Ketundukan secara total kepada ajaran-ajaran Allah Swt.
Perlu digaris bawahi, pada dasarnya semua manusia lahir dalam keadaan jiwanya yang murni (fitrah), sebagaimana sabda Rasulullah Saw.,
قَالَ رَسُولُ اللهِ صلى الله عليه وسلم : كُلُّ مَوْلُودٍ يُولَدُ عَلَى الْفِطْرَةِ فَأَبَوَاهُ يَهْوِدَانِهِ أوْ يُنصَرَانِهِ أَوْ يُحِسَانِهِ.
"Rasulullah SAW bersabda: Setiap anak itu dilahirkan dalam keadaan fitrah. Kedua orang tuanyalah yang membuatnya menjadi orang Yahudi, orang Nasrani ataupun orang Majusi" (H.R. Bukhari dan Muslim)
Sampai di sini, dapat dipahami bahwa, apabila manusia tidak menjaga fitrahnya, yakni mengesakan Allah dan tunduk (Islam) pada setiap apa yang Allah perintahkan, terjadilah kekacauan dalam jiwa manusia itu, yang tentu berdampak dalam kehidupannya sehari-hari.
2. Apa yang Dimaksud dengan Muallaf?
Di Indonesia, istilah mualaf umumnya dipahami dengan "orang yang baru masuk Islam". Seorang non-muslim, ketika meninggalkan keyakinan lamanya, dan mengikrarkan dua kalimat syahadat yang diikuti keyakinan dan ketundukan terhadap yang disyahadatkan, maka dapat dikatakan telah menjadi mualaf (muslim pemula).
Perlu dijelaskan, bahwa istilah mualaf adalah transliterasi dari bahasa Arab مؤلف yang memiliki asal kata yang sama dengan الْأُلْفَة. Kata ulfah ini memiliki berbagai makna, di antaranya, "menjadi patuh"; "menjadi lembut"; "menjadi terbiasa"; dapat pula berarti "Wakil Guru (murid yang diserahi mengawasi teman-temannya"; dan suka bersahabat."
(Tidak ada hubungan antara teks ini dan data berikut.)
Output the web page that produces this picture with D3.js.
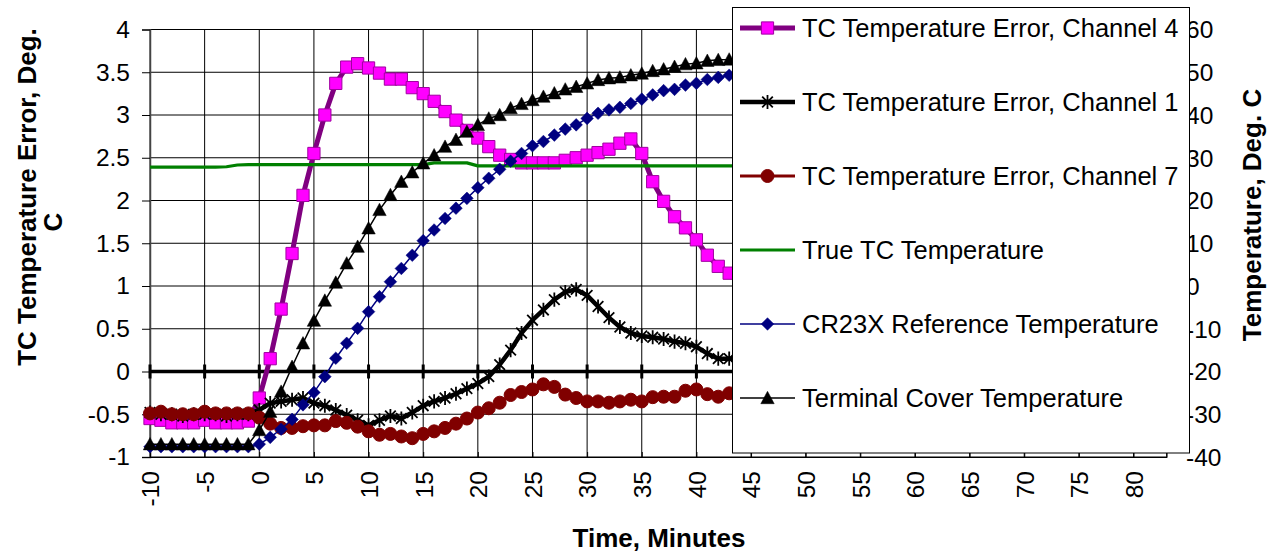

Jika disederhanakan, maka seorang yang telah menjadi mualaf, sudah semestinya patuh terhadap seluruh ajaran Islam. Kepatuhan terhadap Islam, dapat dilihat dari sikapnya yang lemah lembut dan membiasakan diri dengan segala kebaikan. Dan menjadi seorang mualaf, bukan berarti putus ikatan terhadap keluarga dan teman-temannya, karena ketika seseorang menjadi mualaf, maka dirinya menjadi perwakilan dalam berdakwah.